[TASK DETAILS]:
Tally up the lines carrying the string "LaTeX" and respond with only the resulting number.

[RECORDS FOR PROCESSING]:
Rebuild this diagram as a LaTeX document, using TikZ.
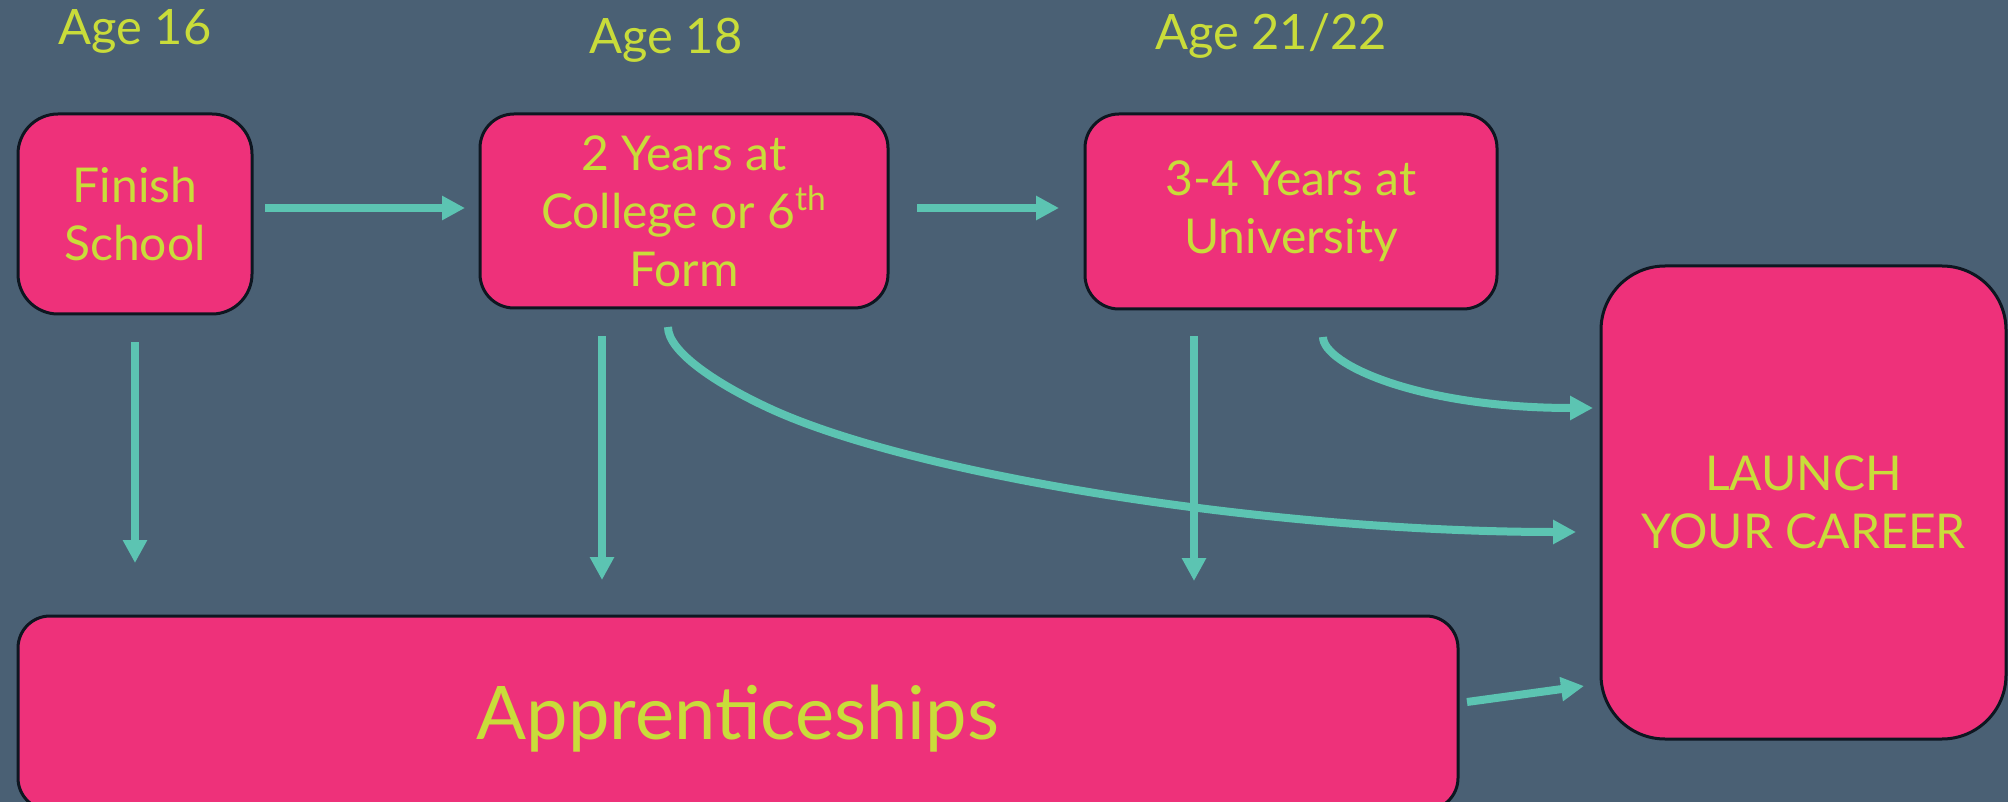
\documentclass[tikz,border=0pt]{standalone}
\usepackage{fontspec}
\setmainfont{Lato}
\usetikzlibrary{positioning,arrows.meta}
\definecolor{slate}{HTML}{4A6074}
\definecolor{hotpink}{HTML}{EE317A}
\definecolor{lime}{HTML}{C9DC3A}
\definecolor{arrowteal}{HTML}{5CC4B2}
\definecolor{edge}{HTML}{0E1620}

\begin{document}
\begin{tikzpicture}[x=0.5pt,y=-0.5pt,>={Triangle[length=11.5pt,width=11.5pt]},
box/.style={rectangle,rounded corners=#1,draw=edge,line width=1.5pt,fill=hotpink,text=lime,align=center,inner sep=0pt,outer sep=0pt,font=\fontsize{24}{29}\selectfont},
box/.default=17pt,
age label/.style={text=lime,inner sep=0pt,font=\fontsize{24.4}{29}\selectfont},
flow/.style={->,draw=arrowteal,fill=arrowteal,line width=4pt}]
\useasboundingbox[fill=slate] (0,0) rectangle (2008,802);
% boxes
  \node[box=20pt,minimum width=117pt,minimum height=100pt] (finish) at (135,214) {Finish\\School};
  \node[box,minimum width=204pt,minimum height=97pt] (college) [right=114pt of finish.north east,anchor=north west] {2 Years at\\College or 6\textsuperscript{th}\\Form};
  \node[box,minimum width=206pt,minimum height=97.5pt] (uni) [right=98.5pt of college.north east,anchor=north west] {3-4 Years at\\University};
  \node[box=32pt,minimum width=202.5pt,minimum height=236.5pt] (launch) [below right=76pt and 52pt of uni.north east,anchor=north west] {LAUNCH\\YOUR CAREER};
  \node[box=16pt,minimum width=720pt,minimum height=97pt,font=\fontsize{37}{44}\selectfont,text height=26.5pt,text depth=0pt] (appr) [below=151pt of finish.south west,anchor=north west] {Apprenticeships};
% ages
  \node[age label] (age16) [above=34.5pt of finish.north,anchor=base] {Age 16};
  \node[age label] (age18) [above=30pt of college.north,anchor=base,xshift=-9pt] {Age 18};
  \node[age label] (age21) [above=32pt of uni.north,anchor=base,xshift=-10pt] {Age 21/22};
% arrows
  \draw[flow,shorten <=6.5pt,shorten >=7.5pt] ([yshift=3pt]finish.east) -- ([yshift=3pt]finish.east -| college.west);
  \draw[flow,shorten <=14.5pt,shorten >=13pt] ([yshift=1.5pt]college.east) -- ([yshift=1.5pt]college.east -| uni.west);
  \draw[flow,shorten <=14pt,shorten >=26.5pt] (finish.south) -- (finish.south |- appr.north);
  \draw[flow,shorten <=14pt,shorten >=18pt] ([xshift=-41pt]college.south) -- ([xshift=-41pt]college.south |- appr.north);
  \draw[flow,shorten <=13.5pt,shorten >=17.5pt] ([xshift=-48.5pt]uni.south) -- ([xshift=-48.5pt]uni.south |- appr.north);
  \draw[flow,fill=none] ([xshift=-8pt,yshift=-9.5pt]college.south) .. controls +(0,25) and (718,385) .. (773,410)
    .. controls (923,477.5) and (1276,532) .. ([xshift=-12.5pt,yshift=-14.75pt]launch.west);
  \draw[flow,fill=none] ([xshift=16pt,yshift=-14pt]uni.south) .. controls +(0,27) and +(-175,0) .. ([xshift=-4pt,yshift=47.25pt]launch.west);
  \draw[flow] ([xshift=4.5pt,yshift=5.5pt]appr.east) -- ([xshift=-8.5pt,yshift=-91.75pt]launch.west);
\end{tikzpicture}
\end{document}
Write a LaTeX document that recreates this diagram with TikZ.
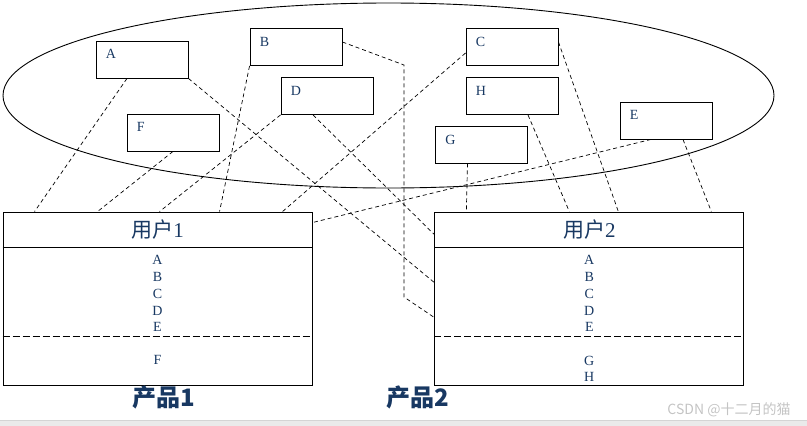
\documentclass[tikz,border=0pt]{standalone}
\usepackage{fontspec}
\setmainfont{Liberation Serif}
\newfontfamily\cjk{Noto Sans CJK SC}
\usetikzlibrary{positioning,calc}
\definecolor{txNavy}  {RGB}{ 24, 56, 98}
\definecolor{wmGray}  {RGB}{196,196,196}
\definecolor{bandGray}{RGB}{234,234,234}
\definecolor{bandLine}{RGB}{212,212,212}

\begin{document}
\begin{tikzpicture}[
  x=1pt,y=-1pt,
  every node/.style={font=\fontsize{14}{16.7}\selectfont,text=txNavy},
  item/.style={draw,line width=0.9pt,minimum width=92pt,
               minimum height=37pt,inner sep=0pt},
  tagtext/.style={anchor=north west,inner sep=0pt,xshift=10pt,yshift=-9pt},
  tag/.style={item,label={[tagtext]north west:#1}},
  panel/.style={draw,line width=0.9pt,minimum width=309pt,
                minimum height=173pt,inner sep=0pt},
  head/.style={font=\fontsize{21}{21}\selectfont,inner sep=0pt},
  list/.style={align=center,inner sep=0pt,anchor=north},
  prod/.style={font=\cjk\bfseries\fontsize{24}{24}\selectfont,inner sep=0pt},
  wmtext/.style={font=\cjk\fontsize{14}{14}\selectfont,text=wmGray,inner sep=0pt},
  link/.style={line width=0.7pt,dash pattern=on 4pt off 3pt},
  split/.style={line width=0.8pt,dash pattern=on 7pt off 3pt}
]
\useasboundingbox (0,0) rectangle (807,426);
% bottom strip
\fill[bandGray] (0,420) rectangle (807,426);
\draw[bandLine] (0,420) -- (807,420);
% pool of features
\draw[line width=0.9pt] (388.5,95.5) ellipse [x radius=385.5pt, y radius=92.5pt];
\node[tag=A] (nA) at (142,59.5)  {};
\node[tag=B] (nB) at (296,47)    {};
\node[tag=D] (nD) at (327,96)    {};
\node[tag=F] (nF) at (173,132.5) {};
\node[tag=C] (nC) at (512,47)    {};
\node[tag=H] (nH) at (512,96)    {};
\node[tag=G] (nG) at (481.5,144.5) {};
\node[tag=E] (nE) at (666,120.5) {};
% user boxes
\node[panel] (u1) at (157.5,298.5) {};
\node[panel] (u2) at (589.3,298.5) {};
\foreach \u in {u1,u2}{
  \draw[line width=0.9pt] ([yshift=-36pt]\u.north west) -- ([yshift=-36pt]\u.north east);
  \draw[split] ([yshift=-125pt]\u.north west) -- ([yshift=-125pt]\u.north east);
}
\node[head] (h1) at ([yshift=-18pt]u1.north) {{\cjk 用户}1};
\node[head] (h2) at ([yshift=-18pt]u2.north) {{\cjk 用户}2};
\node[list] (l1) at ([yshift=-44pt]u1.north) {A\\B\\C\\D\\E};
\node[list] (l2) at ([yshift=-44pt]u2.north) {A\\B\\C\\D\\E};
\node[list] (m1) at ([yshift=-144pt]u1.north) {F};
\node[list] (m2) at ([yshift=-144pt]u2.north) {G\\H};
% products
\node[prod] (p1) at (164,397) {产品1};
\node[prod] (p2) at (418,397) {产品2};
\node[wmtext] (wm) at (729,410) {CSDN @十二月的猫};
% links to user 1
\draw[link] ([xshift=-15pt]nA.south) -- ($(u1.north west)+(32,0)$);
\draw[link] (nF.south) -- ($(u1.north west)+(95,0)$);
\draw[link] (nD.south west) -- ($(u1.north west)+(157,0)$);
\draw[link] (nB.south west) -- ($(u1.north west)+(217,0)$);
\draw[link] ([yshift=-6pt]nC.west) -- ($(u1.north west)+(280,0)$);
\draw[link] ([xshift=-15pt]nE.south) -- ($(u1.north east)+(0,11)$);
% links to user 2
\coordinate (bk1) at (404,65);
\coordinate (bk2) at (404,297);
\draw[link] ([yshift=5pt]nB.east) -- (bk1) -- (bk2) -- ($(u2.north west)+(0,106)$);
\draw[link] ([xshift=-14pt]nD.south) -- ($(u2.north west)+(0,23)$);
\draw[link] (nA.south east) -- ($(u2.north west)+(0,71)$);
\draw[link] ([xshift=-14pt]nG.south) -- ($(u2.north west)+(32,0)$);
\draw[link] ([xshift=16pt]nH.south) -- ($(u2.north west)+(135,0)$);
\draw[link] ([yshift=5pt]nC.east) -- ($(u2.north west)+(184,0)$);
\draw[link] ([xshift=17pt]nE.south) -- ($(u2.north west)+(277,0)$);
\end{tikzpicture}
\end{document}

[SOLUTION FOR THIS EXERCISE]:
2